**What you have to do**
Retype only the lines from the one containing "What TikZ code" through the one containing "(H) at (0,0)", both included, word for word. Pictures stay out of the copy.
**** Input for this task ****
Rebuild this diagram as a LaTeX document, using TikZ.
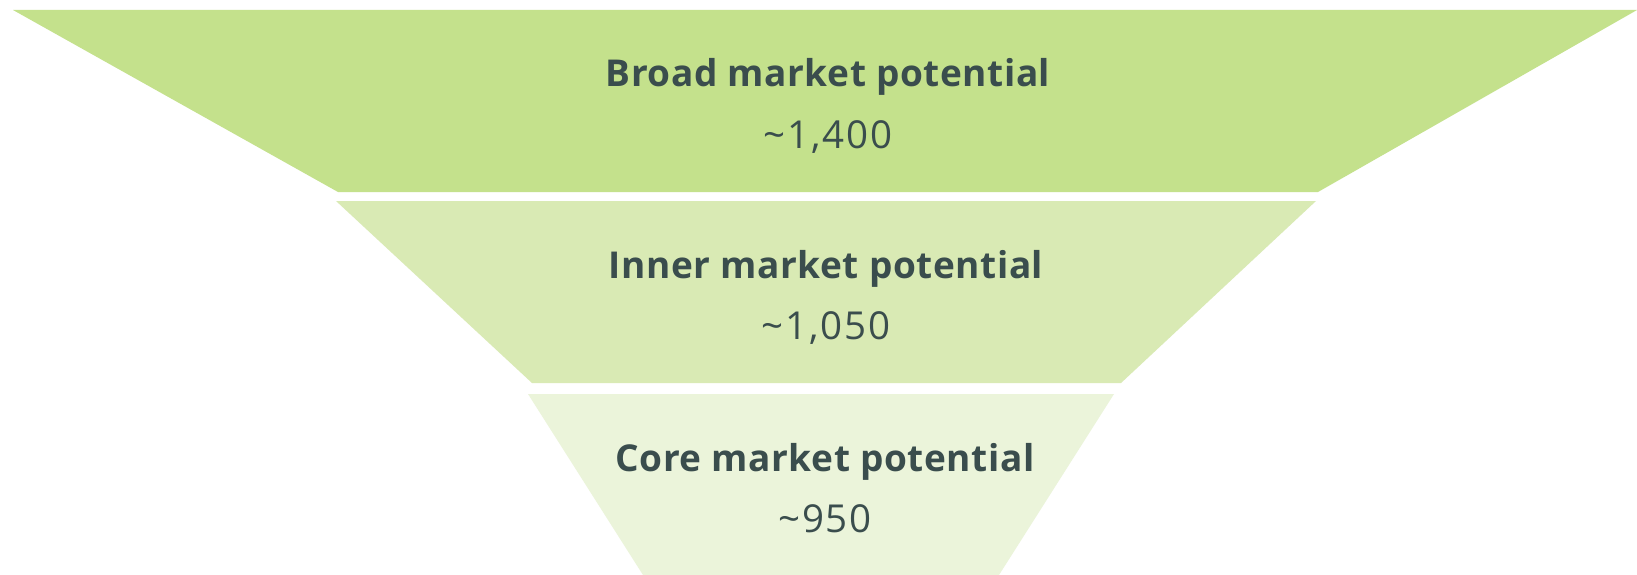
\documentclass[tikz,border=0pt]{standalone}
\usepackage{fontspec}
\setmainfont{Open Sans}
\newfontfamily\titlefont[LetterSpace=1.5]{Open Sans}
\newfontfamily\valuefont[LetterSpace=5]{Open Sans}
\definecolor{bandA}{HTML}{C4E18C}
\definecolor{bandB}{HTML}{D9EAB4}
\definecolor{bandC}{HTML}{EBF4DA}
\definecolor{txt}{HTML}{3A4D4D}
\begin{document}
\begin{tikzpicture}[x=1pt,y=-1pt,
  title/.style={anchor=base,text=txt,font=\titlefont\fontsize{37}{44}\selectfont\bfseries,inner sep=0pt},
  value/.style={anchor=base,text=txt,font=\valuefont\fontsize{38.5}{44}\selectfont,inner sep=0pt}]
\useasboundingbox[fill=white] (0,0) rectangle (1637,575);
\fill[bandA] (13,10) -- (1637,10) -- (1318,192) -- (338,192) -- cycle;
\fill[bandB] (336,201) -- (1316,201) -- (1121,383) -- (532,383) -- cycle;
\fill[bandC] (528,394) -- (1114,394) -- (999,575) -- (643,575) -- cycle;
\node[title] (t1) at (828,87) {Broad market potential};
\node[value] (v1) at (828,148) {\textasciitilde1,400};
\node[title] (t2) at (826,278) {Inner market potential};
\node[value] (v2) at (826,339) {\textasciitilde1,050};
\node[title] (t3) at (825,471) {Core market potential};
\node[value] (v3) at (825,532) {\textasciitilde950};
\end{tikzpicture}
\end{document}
****
**** Input for this task ****
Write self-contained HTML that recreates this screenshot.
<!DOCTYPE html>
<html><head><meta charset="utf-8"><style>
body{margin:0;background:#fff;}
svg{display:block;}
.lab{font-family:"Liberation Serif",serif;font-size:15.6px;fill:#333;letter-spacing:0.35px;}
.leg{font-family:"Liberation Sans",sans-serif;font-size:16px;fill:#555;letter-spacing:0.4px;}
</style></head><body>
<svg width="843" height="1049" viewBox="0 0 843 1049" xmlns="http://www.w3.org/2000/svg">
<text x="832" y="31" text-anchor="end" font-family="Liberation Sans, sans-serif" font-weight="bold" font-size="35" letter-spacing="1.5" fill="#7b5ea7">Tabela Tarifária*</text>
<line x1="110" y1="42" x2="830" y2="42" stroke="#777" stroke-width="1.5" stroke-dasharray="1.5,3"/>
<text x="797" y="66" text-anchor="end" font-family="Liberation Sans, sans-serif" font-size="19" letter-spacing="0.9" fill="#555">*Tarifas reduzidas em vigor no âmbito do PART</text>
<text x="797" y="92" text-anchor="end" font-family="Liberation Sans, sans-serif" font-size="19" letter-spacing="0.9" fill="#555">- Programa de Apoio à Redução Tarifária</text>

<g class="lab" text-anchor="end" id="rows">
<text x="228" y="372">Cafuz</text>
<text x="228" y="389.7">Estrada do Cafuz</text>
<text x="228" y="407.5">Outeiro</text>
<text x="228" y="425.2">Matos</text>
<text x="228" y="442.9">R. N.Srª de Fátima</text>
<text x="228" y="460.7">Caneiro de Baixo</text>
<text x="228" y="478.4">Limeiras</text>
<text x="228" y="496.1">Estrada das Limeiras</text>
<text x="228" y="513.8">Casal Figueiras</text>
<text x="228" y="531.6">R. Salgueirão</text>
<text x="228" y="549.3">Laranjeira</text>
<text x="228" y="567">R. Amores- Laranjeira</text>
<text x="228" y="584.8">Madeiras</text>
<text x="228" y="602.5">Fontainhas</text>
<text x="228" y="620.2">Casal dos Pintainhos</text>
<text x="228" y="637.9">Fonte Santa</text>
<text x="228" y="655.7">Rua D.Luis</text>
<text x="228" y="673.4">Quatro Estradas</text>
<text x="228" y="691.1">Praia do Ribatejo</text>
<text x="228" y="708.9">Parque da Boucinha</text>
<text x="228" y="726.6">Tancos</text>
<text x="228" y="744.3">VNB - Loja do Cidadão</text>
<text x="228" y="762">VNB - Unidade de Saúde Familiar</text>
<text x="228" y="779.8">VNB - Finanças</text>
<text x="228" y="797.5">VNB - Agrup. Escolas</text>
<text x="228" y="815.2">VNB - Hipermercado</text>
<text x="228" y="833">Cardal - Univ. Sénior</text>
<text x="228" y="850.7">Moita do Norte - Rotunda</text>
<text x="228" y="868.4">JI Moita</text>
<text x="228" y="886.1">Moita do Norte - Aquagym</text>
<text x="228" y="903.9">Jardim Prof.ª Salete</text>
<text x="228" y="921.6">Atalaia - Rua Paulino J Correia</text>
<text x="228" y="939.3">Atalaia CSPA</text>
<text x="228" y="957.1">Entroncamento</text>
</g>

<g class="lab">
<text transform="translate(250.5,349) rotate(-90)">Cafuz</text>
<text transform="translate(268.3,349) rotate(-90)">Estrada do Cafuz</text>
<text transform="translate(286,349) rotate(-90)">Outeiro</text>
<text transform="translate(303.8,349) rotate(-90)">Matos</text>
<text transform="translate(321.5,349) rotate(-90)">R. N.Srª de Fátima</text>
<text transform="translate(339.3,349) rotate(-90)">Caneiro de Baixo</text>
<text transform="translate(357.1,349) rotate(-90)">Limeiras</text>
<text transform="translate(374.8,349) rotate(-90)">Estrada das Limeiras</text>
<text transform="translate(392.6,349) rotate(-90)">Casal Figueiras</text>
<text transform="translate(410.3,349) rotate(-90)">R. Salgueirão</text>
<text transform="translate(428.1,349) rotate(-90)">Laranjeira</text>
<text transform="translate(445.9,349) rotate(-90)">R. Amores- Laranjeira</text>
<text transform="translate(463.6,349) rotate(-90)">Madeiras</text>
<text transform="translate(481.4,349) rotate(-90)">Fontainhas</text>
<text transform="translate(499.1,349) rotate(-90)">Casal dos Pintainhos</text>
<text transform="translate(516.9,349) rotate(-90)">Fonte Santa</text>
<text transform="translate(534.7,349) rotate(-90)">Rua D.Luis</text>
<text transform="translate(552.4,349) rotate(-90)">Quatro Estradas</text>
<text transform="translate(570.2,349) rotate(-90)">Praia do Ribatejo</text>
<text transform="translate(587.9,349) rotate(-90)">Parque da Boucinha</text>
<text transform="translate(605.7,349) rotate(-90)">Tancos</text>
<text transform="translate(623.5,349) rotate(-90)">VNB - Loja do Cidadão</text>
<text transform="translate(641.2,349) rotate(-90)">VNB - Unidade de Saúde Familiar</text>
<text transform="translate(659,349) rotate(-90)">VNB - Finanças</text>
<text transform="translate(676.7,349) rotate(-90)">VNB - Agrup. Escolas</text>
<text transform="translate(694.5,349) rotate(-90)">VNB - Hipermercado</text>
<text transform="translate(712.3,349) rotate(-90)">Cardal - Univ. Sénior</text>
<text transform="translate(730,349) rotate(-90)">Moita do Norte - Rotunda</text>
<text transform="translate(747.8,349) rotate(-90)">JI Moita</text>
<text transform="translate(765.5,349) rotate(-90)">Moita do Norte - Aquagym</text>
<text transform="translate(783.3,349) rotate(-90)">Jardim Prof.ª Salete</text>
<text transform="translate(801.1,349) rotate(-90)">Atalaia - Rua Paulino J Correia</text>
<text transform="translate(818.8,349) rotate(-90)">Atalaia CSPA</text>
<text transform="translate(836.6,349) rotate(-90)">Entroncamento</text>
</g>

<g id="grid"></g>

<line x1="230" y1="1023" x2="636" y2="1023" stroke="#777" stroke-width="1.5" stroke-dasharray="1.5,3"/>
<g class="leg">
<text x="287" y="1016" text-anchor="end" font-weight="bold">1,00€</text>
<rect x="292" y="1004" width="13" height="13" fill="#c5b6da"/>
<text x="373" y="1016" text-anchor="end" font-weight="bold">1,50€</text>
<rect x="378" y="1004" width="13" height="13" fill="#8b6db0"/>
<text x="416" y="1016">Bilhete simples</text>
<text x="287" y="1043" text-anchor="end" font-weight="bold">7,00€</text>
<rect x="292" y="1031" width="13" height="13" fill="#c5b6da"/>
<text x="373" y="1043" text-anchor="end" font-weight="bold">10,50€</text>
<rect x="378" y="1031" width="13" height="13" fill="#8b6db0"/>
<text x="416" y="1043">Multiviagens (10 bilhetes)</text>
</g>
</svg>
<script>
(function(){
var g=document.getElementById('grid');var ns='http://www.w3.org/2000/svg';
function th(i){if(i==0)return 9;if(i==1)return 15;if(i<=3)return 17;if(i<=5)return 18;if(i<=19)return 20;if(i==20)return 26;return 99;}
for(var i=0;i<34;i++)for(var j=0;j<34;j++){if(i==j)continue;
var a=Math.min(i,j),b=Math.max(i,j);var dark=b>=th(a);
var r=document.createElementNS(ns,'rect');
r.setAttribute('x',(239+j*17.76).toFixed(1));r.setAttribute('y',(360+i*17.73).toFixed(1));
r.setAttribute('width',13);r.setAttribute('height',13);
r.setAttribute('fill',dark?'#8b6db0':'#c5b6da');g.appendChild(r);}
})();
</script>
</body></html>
****
**** Input for this task ****
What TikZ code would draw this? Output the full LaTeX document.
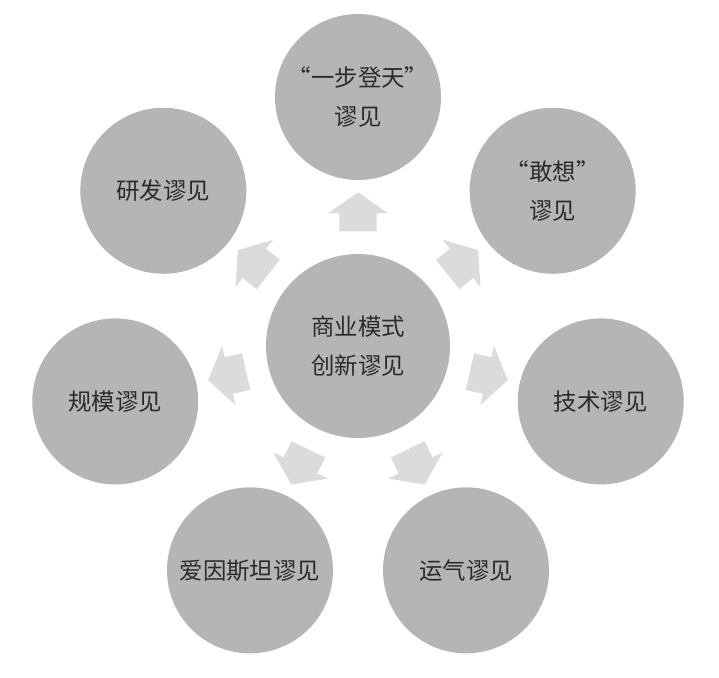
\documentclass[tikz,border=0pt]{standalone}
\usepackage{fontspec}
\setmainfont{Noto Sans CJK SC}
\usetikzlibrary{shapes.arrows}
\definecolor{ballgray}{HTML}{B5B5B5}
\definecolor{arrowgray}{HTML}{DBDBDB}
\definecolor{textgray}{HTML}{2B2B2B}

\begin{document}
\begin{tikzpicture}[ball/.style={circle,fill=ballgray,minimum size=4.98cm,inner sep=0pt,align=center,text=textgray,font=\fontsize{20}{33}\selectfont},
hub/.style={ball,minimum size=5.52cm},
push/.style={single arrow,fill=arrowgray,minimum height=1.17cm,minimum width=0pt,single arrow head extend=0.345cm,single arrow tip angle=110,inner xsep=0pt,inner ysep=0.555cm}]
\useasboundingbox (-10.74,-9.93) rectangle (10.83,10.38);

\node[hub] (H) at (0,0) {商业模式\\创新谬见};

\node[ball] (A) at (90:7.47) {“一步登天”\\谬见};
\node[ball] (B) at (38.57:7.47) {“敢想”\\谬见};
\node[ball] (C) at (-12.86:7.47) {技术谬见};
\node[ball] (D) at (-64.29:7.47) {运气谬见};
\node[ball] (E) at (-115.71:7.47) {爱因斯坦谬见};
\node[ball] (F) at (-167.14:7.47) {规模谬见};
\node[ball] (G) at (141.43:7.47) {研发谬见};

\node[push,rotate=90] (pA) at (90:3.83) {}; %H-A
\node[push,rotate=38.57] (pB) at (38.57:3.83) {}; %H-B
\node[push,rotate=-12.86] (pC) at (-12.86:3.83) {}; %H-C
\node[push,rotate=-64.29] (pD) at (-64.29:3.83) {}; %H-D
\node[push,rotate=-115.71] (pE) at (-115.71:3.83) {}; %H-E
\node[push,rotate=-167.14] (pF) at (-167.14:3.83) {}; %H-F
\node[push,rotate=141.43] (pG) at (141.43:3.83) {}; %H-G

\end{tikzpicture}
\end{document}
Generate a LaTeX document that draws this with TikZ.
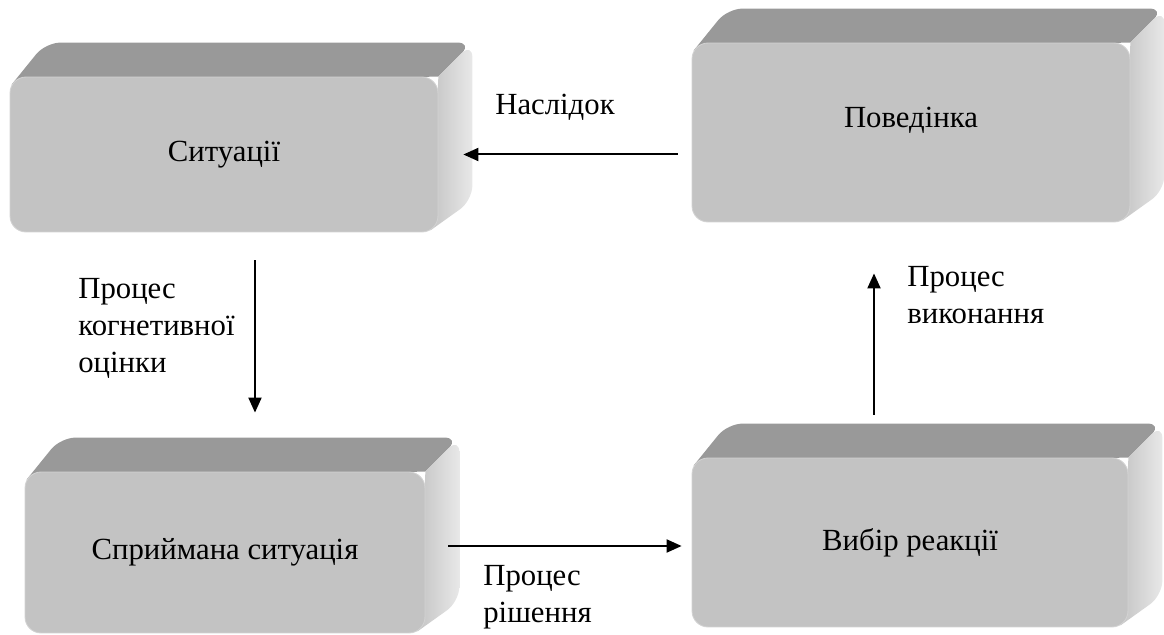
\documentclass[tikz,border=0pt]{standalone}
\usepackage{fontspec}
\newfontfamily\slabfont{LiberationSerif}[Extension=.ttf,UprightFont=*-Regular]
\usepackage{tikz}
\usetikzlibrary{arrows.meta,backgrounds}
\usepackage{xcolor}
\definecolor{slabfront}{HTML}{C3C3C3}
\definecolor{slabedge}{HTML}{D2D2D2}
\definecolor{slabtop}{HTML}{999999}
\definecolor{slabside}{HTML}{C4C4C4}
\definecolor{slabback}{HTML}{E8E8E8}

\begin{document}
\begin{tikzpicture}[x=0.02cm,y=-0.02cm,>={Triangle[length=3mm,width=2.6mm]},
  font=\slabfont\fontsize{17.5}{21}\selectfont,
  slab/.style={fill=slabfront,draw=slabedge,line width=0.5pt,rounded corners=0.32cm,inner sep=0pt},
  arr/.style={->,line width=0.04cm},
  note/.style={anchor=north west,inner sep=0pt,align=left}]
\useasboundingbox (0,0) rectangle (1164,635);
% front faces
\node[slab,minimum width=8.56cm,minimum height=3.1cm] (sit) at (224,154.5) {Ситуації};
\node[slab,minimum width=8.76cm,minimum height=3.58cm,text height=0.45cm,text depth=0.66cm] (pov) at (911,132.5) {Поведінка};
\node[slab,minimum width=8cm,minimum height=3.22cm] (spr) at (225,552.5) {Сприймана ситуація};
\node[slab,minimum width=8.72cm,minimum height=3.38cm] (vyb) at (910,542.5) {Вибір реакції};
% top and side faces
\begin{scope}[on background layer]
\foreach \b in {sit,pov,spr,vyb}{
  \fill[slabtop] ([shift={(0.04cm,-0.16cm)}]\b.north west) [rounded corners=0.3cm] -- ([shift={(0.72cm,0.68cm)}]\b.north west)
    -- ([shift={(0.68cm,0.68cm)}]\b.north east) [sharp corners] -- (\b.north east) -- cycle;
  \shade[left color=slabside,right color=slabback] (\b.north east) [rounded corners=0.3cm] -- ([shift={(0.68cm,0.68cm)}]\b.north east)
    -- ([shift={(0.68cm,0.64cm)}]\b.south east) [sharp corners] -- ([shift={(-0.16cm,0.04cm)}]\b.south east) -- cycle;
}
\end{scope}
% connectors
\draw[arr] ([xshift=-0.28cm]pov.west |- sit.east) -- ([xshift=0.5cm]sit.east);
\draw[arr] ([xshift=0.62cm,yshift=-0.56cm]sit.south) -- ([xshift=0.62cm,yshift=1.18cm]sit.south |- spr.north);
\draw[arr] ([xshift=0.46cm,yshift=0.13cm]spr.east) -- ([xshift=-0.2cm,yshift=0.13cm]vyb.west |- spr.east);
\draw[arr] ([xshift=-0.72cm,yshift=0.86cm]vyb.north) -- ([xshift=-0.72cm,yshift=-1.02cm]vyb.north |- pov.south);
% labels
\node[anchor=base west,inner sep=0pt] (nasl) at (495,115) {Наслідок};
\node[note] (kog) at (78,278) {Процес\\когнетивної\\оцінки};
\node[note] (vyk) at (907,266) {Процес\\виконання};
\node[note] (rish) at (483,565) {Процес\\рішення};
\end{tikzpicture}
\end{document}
****
**Written response**
What TikZ code would draw this? Output the full LaTeX document.
\documentclass[tikz,border=0pt]{standalone}
\usepackage{fontspec}
\setmainfont{Noto Sans CJK SC}
\usetikzlibrary{shapes.arrows}
\definecolor{ballgray}{HTML}{B5B5B5}
\definecolor{arrowgray}{HTML}{DBDBDB}
\definecolor{textgray}{HTML}{2B2B2B}

\begin{document}
\begin{tikzpicture}[ball/.style={circle,fill=ballgray,minimum size=4.98cm,inner sep=0pt,align=center,text=textgray,font=\fontsize{20}{33}\selectfont},
hub/.style={ball,minimum size=5.52cm},
push/.style={single arrow,fill=arrowgray,minimum height=1.17cm,minimum width=0pt,single arrow head extend=0.345cm,single arrow tip angle=110,inner xsep=0pt,inner ysep=0.555cm}]
\useasboundingbox (-10.74,-9.93) rectangle (10.83,10.38);

\node[hub] (H) at (0,0) {商业模式\\创新谬见};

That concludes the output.